|A steam-powered threshing machine at work on the prairie|
My father’s sister, Alma, told this story, one her mother often repeated to her. Alma was third in a family of seven siblings. In the early 1900s, her parents, Thomas and Ethel Rawlins, migrated from Illinois to North Dakota. Traveling by train with their livestock and meager household goods to the broad, rolling grasslands near Williston, they staked a claim to a homestead.
Thomas purchased one of the new-fangled threshing machines on credit. The salesman had persuaded him that he could make good money by hiring out his machine and labor to neighboring homesteaders. But that meant he had to stay away from home during harvest time, leaving Ethel alone with two small children on the vast, empty prairie.

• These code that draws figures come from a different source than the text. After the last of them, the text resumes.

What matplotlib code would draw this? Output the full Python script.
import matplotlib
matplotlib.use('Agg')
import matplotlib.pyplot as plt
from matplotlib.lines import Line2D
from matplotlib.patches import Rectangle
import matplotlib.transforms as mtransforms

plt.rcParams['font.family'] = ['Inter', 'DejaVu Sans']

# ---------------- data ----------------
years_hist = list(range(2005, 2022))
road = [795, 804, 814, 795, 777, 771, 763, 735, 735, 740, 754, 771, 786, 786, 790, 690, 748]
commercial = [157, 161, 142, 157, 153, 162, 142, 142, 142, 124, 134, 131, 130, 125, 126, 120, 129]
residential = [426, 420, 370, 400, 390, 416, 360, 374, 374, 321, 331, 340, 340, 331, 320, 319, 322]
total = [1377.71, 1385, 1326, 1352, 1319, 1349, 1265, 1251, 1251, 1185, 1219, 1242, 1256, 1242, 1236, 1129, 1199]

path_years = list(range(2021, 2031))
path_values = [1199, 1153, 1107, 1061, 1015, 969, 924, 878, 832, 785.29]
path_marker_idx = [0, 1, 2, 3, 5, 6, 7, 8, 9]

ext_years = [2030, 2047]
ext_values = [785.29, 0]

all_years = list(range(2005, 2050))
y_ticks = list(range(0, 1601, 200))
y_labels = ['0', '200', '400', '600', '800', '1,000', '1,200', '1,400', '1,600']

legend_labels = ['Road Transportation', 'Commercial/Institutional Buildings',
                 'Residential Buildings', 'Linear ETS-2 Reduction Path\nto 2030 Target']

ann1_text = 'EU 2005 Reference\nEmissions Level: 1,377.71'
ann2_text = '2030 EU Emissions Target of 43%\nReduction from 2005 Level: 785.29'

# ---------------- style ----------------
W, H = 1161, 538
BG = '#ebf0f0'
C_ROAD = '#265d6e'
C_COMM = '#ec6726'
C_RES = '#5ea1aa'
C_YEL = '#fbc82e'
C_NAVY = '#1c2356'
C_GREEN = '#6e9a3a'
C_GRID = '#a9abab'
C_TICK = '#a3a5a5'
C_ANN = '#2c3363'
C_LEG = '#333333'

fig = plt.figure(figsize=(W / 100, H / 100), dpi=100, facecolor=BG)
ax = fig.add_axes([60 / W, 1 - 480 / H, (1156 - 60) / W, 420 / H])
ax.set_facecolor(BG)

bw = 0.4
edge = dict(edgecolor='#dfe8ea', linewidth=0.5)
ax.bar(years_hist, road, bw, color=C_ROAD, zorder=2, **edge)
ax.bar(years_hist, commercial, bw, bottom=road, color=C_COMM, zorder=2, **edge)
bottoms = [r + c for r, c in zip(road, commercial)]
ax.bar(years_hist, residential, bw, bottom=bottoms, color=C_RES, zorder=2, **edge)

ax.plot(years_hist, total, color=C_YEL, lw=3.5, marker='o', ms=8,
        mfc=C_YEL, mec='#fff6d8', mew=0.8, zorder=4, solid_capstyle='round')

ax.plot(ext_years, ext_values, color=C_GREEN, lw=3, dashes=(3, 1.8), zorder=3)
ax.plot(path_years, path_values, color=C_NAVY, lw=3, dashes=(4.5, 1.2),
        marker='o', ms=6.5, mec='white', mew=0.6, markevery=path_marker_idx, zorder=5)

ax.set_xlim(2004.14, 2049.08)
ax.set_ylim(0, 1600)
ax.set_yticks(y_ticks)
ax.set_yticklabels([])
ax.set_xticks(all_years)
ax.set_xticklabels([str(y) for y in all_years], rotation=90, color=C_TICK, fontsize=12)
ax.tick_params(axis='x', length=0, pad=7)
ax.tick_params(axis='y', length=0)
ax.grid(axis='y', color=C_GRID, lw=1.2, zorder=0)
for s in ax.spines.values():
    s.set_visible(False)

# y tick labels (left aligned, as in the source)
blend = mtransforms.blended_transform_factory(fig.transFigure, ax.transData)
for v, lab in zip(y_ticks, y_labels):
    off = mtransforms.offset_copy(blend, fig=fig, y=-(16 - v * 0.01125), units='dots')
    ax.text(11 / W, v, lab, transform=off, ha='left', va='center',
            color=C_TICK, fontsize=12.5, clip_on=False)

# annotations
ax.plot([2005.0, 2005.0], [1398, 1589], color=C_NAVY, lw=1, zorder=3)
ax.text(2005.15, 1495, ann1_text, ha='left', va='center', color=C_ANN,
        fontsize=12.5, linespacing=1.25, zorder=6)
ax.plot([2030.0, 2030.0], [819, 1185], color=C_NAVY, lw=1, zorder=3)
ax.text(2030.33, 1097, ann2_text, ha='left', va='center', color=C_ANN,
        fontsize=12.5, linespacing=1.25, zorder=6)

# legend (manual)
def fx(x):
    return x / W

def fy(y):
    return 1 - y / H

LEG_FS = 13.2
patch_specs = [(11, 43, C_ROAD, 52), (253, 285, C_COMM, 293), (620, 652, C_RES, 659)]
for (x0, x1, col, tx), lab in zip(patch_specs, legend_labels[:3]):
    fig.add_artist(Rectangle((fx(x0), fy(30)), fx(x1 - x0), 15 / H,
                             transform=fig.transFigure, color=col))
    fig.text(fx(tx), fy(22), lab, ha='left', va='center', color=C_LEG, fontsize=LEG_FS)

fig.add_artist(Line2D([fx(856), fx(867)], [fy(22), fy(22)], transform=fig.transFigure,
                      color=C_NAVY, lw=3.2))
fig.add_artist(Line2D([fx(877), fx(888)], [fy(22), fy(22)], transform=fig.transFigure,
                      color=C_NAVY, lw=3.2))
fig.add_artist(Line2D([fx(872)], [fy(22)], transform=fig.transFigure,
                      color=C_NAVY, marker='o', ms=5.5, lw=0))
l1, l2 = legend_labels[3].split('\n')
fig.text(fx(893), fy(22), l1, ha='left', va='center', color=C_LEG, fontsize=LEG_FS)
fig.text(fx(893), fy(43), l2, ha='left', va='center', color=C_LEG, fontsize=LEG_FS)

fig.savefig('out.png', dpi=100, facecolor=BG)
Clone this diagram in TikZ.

One day in late fall, Ethel spied smoke rising from beyond the horizon. It was a prairie fire, dreaded by all homesteaders! Their two-room tar-paper shack could never survive the flames. There was no place to go, no way to get help. As the column of smoke grew bigger and closer, her eyes fell on the square of bare dirt left when she and Thomas had moved the barn to a new location just weeks ago. It was her only hope. She hauled buckets of water from the well, filled containers, and with the help of four-year-old Freddie, lugged them to the square of dirt. She piled the quilts from the beds next to the water, thinking she would soak them and wrap herself and the children in them for protection from the flames. Then she snatched baby Amy from her cradle, ready to take her and Freddie to the only place of possible safety. Oh, and the cow! She had to try to save the cow, too.
As Ethel hurried outside with the children, she glanced again at the oncoming smoke. Was that a horse and rider, racing ahead of the fire? Yes. It was Thomas! Seeing the fire, he’d borrowed a horse and come to save his family.
Telling Freddie to stay with his baby sister, Ethel ran to help. Neighbors appeared. Everyone was so busy fighting the fire, no one noticed the sky until snow began to fall, heavy, wet flakes that filled the air. The flames sputtered and died down. In a matter of minutes the prairie fire flickered out. Ethel later told her daughter, my aunt Alma, that this was the only time in her life she’d loved a snow.